▶ _Dataset section_

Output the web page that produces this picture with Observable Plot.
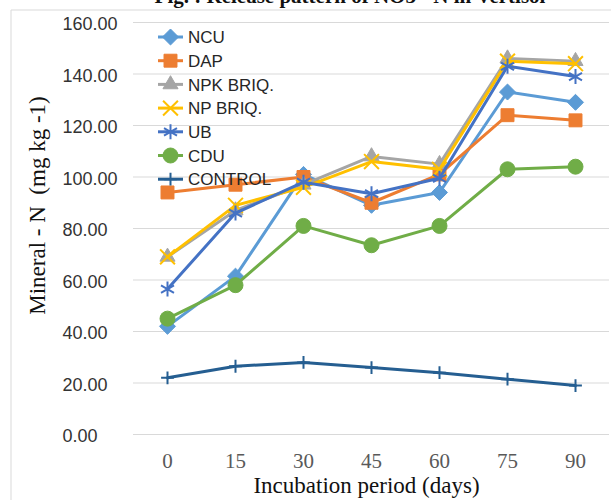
<!DOCTYPE html>
<html><head><meta charset="utf-8">
<script src="https://cdn.jsdelivr.net/npm/d3@7"></script>
<script src="https://cdn.jsdelivr.net/npm/@observablehq/plot@0.6"></script>
<style>
body{margin:0;background:#fff}
#wrap{position:relative;width:611px;height:500px;overflow:hidden;background:#fff}
#wrap svg{position:absolute;left:0;top:0}
</style>
</head><body><div id="wrap"></div>
<script>
// ---- data ----
const days = ["0", "15", "30", "45", "60", "75", "90"];
const seriesNames = ["NCU", "DAP", "NPK BRIQ.", "NP BRIQ.", "UB", "CDU", "CONTROL"];
const ncu     = [42, 61.5, 101, 89, 94, 133, 129];
const dap     = [94, 97, 100, 90, 101, 124, 122];
const npkBriq = [69, 87, 97, 108, 105, 146, 145];
const npBriq  = [69, 89, 96, 106, 103, 145, 144];
const ub      = [56.5, 86, 98, 93.5, 99.5, 143, 139];
const cdu     = [45, 58, 81, 73.5, 81, 103, 104];
const control = [22, 26.5, 28, 26, 24, 21.5, 19];
const yTicks  = [0, 20, 40, 60, 80, 100, 120, 140, 160];
const titleText = "Fig. : Release pattern of NO3 - N in Vertisol";
const xTitle = "Incubation period (days)";
const yTitle = "Mineral - N  (mg kg -1)";

const seriesValues = [ncu, dap, npkBriq, npBriq, ub, cdu, control];
const colors  = ["#5B9BD5", "#ED7D31", "#A5A5A5", "#FFC000", "#4472C4", "#70AD47", "#255E91"];
const symbols = ["diamond2", "square", "triangle", "times", "asterisk", "circle", "plus"];
const filled  = [true, true, true, false, false, true, false];
const radii   = [7.2, 7.3, 5.6, 6.8, 7.1, 7.5, 4.2];

const series = seriesNames.map((name, i) => ({
  name, color: colors[i], symbol: symbols[i], filled: filled[i], r: radii[i],
  rows: seriesValues[i].map((v, j) => ({series: name, day: days[j], value: v}))
}));

const serif = "'Liberation Serif', 'Times New Roman', serif";
const sans = "'Liberation Sans', Arial, sans-serif";

const marks = [
  Plot.ruleY(yTicks, {stroke: "#d9d9d9", strokeWidth: 1}),
  Plot.axisY(yTicks, {
    tickSize: 0, tickPadding: 71, textAnchor: "start", dy: 2,
    tickFormat: d3.format(".2f"), fontSize: 18, fontFamily: sans,
    fill: "#333", stroke: "#d9d9d9", line: true, label: null
  }),
  Plot.axisX({
    tickSize: 0, tickPadding: 19, fontSize: 21, fontFamily: serif,
    fill: "#595959", label: null
  }),
  Plot.text([xTitle], {frameAnchor: "bottom", dy: 58, fontSize: 23, fontFamily: serif, fill: "#111", dx: -5}),
  Plot.text([yTitle], {frameAnchor: "left", textAnchor: "middle", lineAnchor: "middle", rotate: -90,
    dx: -96, dy: -23, fontSize: 23, fontFamily: serif, fill: "#111"})
];
for (const s of series) {
  marks.push(Plot.line(s.rows, {x: "day", y: "value", stroke: "series", strokeWidth: 3}));
  marks.push(Plot.dot(s.rows, {
    x: "day", y: "value", symbol: () => s.symbol, r: s.r,
    fill: s.filled ? "series" : "none", stroke: "series",
    strokeWidth: s.filled ? 1 : 2
  }));
}

const chart = Plot.plot({
  width: 611, height: 500,
  marginLeft: 133, marginRight: 2, marginTop: 22, marginBottom: 66,
  x: {type: "point", domain: days, padding: 0.5},
  y: {domain: [0, 160]},
  color: {domain: seriesNames, range: colors},
  symbol: {type: "identity"},
  style: {background: "transparent", overflow: "visible"},
  marks
});
document.getElementById("wrap").appendChild(chart);

// overlay: frame lines, cropped title, legend
const ov = d3.select("#wrap").append("svg").attr("width", 611).attr("height", 500)
  .style("pointer-events", "none");
ov.append("line").attr("x1", 11).attr("x2", 11).attr("y1", 10).attr("y2", 500).attr("stroke", "#d9d9d9");
ov.append("line").attr("x1", 11).attr("x2", 611).attr("y1", 10).attr("y2", 10).attr("stroke", "#d9d9d9");
ov.append("text").attr("x", 350).attr("y", 3).attr("text-anchor", "middle")
  .attr("font-family", serif).attr("font-weight", "bold").attr("font-size", 21).attr("fill", "#111")
  .text(titleText);

const symMap = {diamond2: d3.symbolDiamond2, square: d3.symbolSquare, triangle: d3.symbolTriangle,
  times: d3.symbolTimes, asterisk: d3.symbolAsterisk, circle: d3.symbolCircle, plus: d3.symbolPlus};
series.forEach((s, i) => {
  const y = 37 + i * 23.7;
  const g = ov.append("g");
  g.append("line").attr("x1", 158).attr("x2", 183).attr("y1", y).attr("y2", y)
    .attr("stroke", s.color).attr("stroke-width", 3);
  g.append("path").attr("transform", `translate(170.5,${y})`)
    .attr("d", d3.symbol(symMap[s.symbol], Math.PI * s.r * s.r)())
    .attr("fill", s.filled ? s.color : "none").attr("stroke", s.color)
    .attr("stroke-width", s.filled ? 1 : 2);
  g.append("text").attr("x", 188).attr("y", y).attr("dy", "0.36em")
    .attr("font-family", sans).attr("font-size", 17).attr("fill", "#262626").text(s.name);
});
</script></body></html>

▶ _Task objective_
Reproduce every line precisely as given, omitting all pictures.

▶ _The result_
Output the web page that produces this picture with Observable Plot.
<!DOCTYPE html>
<html><head><meta charset="utf-8">
<script src="https://cdn.jsdelivr.net/npm/d3@7"></script>
<script src="https://cdn.jsdelivr.net/npm/@observablehq/plot@0.6"></script>
<style>
body{margin:0;background:#fff}
#wrap{position:relative;width:611px;height:500px;overflow:hidden;background:#fff}
#wrap svg{position:absolute;left:0;top:0}
</style>
</head><body><div id="wrap"></div>
<script>
// ---- data ----
const days = ["0", "15", "30", "45", "60", "75", "90"];
const seriesNames = ["NCU", "DAP", "NPK BRIQ.", "NP BRIQ.", "UB", "CDU", "CONTROL"];
const ncu     = [42, 61.5, 101, 89, 94, 133, 129];
const dap     = [94, 97, 100, 90, 101, 124, 122];
const npkBriq = [69, 87, 97, 108, 105, 146, 145];
const npBriq  = [69, 89, 96, 106, 103, 145, 144];
const ub      = [56.5, 86, 98, 93.5, 99.5, 143, 139];
const cdu     = [45, 58, 81, 73.5, 81, 103, 104];
const control = [22, 26.5, 28, 26, 24, 21.5, 19];
const yTicks  = [0, 20, 40, 60, 80, 100, 120, 140, 160];
const titleText = "Fig. : Release pattern of NO3 - N in Vertisol";
const xTitle = "Incubation period (days)";
const yTitle = "Mineral - N  (mg kg -1)";

const seriesValues = [ncu, dap, npkBriq, npBriq, ub, cdu, control];
const colors  = ["#5B9BD5", "#ED7D31", "#A5A5A5", "#FFC000", "#4472C4", "#70AD47", "#255E91"];
const symbols = ["diamond2", "square", "triangle", "times", "asterisk", "circle", "plus"];
const filled  = [true, true, true, false, false, true, false];
const radii   = [7.2, 7.3, 5.6, 6.8, 7.1, 7.5, 4.2];

const series = seriesNames.map((name, i) => ({
  name, color: colors[i], symbol: symbols[i], filled: filled[i], r: radii[i],
  rows: seriesValues[i].map((v, j) => ({series: name, day: days[j], value: v}))
}));

const serif = "'Liberation Serif', 'Times New Roman', serif";
const sans = "'Liberation Sans', Arial, sans-serif";

const marks = [
  Plot.ruleY(yTicks, {stroke: "#d9d9d9", strokeWidth: 1}),
  Plot.axisY(yTicks, {
    tickSize: 0, tickPadding: 71, textAnchor: "start", dy: 2,
    tickFormat: d3.format(".2f"), fontSize: 18, fontFamily: sans,
    fill: "#333", stroke: "#d9d9d9", line: true, label: null
  }),
  Plot.axisX({
    tickSize: 0, tickPadding: 19, fontSize: 21, fontFamily: serif,
    fill: "#595959", label: null
  }),
  Plot.text([xTitle], {frameAnchor: "bottom", dy: 58, fontSize: 23, fontFamily: serif, fill: "#111", dx: -5}),
  Plot.text([yTitle], {frameAnchor: "left", textAnchor: "middle", lineAnchor: "middle", rotate: -90,
    dx: -96, dy: -23, fontSize: 23, fontFamily: serif, fill: "#111"})
];
for (const s of series) {
  marks.push(Plot.line(s.rows, {x: "day", y: "value", stroke: "series", strokeWidth: 3}));
  marks.push(Plot.dot(s.rows, {
    x: "day", y: "value", symbol: () => s.symbol, r: s.r,
    fill: s.filled ? "series" : "none", stroke: "series",
    strokeWidth: s.filled ? 1 : 2
  }));
}

const chart = Plot.plot({
  width: 611, height: 500,
  marginLeft: 133, marginRight: 2, marginTop: 22, marginBottom: 66,
  x: {type: "point", domain: days, padding: 0.5},
  y: {domain: [0, 160]},
  color: {domain: seriesNames, range: colors},
  symbol: {type: "identity"},
  style: {background: "transparent", overflow: "visible"},
  marks
});
document.getElementById("wrap").appendChild(chart);

// overlay: frame lines, cropped title, legend
const ov = d3.select("#wrap").append("svg").attr("width", 611).attr("height", 500)
  .style("pointer-events", "none");
ov.append("line").attr("x1", 11).attr("x2", 11).attr("y1", 10).attr("y2", 500).attr("stroke", "#d9d9d9");
ov.append("line").attr("x1", 11).attr("x2", 611).attr("y1", 10).attr("y2", 10).attr("stroke", "#d9d9d9");
ov.append("text").attr("x", 350).attr("y", 3).attr("text-anchor", "middle")
  .attr("font-family", serif).attr("font-weight", "bold").attr("font-size", 21).attr("fill", "#111")
  .text(titleText);

const symMap = {diamond2: d3.symbolDiamond2, square: d3.symbolSquare, triangle: d3.symbolTriangle,
  times: d3.symbolTimes, asterisk: d3.symbolAsterisk, circle: d3.symbolCircle, plus: d3.symbolPlus};
series.forEach((s, i) => {
  const y = 37 + i * 23.7;
  const g = ov.append("g");
  g.append("line").attr("x1", 158).attr("x2", 183).attr("y1", y).attr("y2", y)
    .attr("stroke", s.color).attr("stroke-width", 3);
  g.append("path").attr("transform", `translate(170.5,${y})`)
    .attr("d", d3.symbol(symMap[s.symbol], Math.PI * s.r * s.r)())
    .attr("fill", s.filled ? s.color : "none").attr("stroke", s.color)
    .attr("stroke-width", s.filled ? 1 : 2);
  g.append("text").attr("x", 188).attr("y", y).attr("dy", "0.36em")
    .attr("font-family", sans).attr("font-size", 17).attr("fill", "#262626").text(s.name);
});
</script></body></html>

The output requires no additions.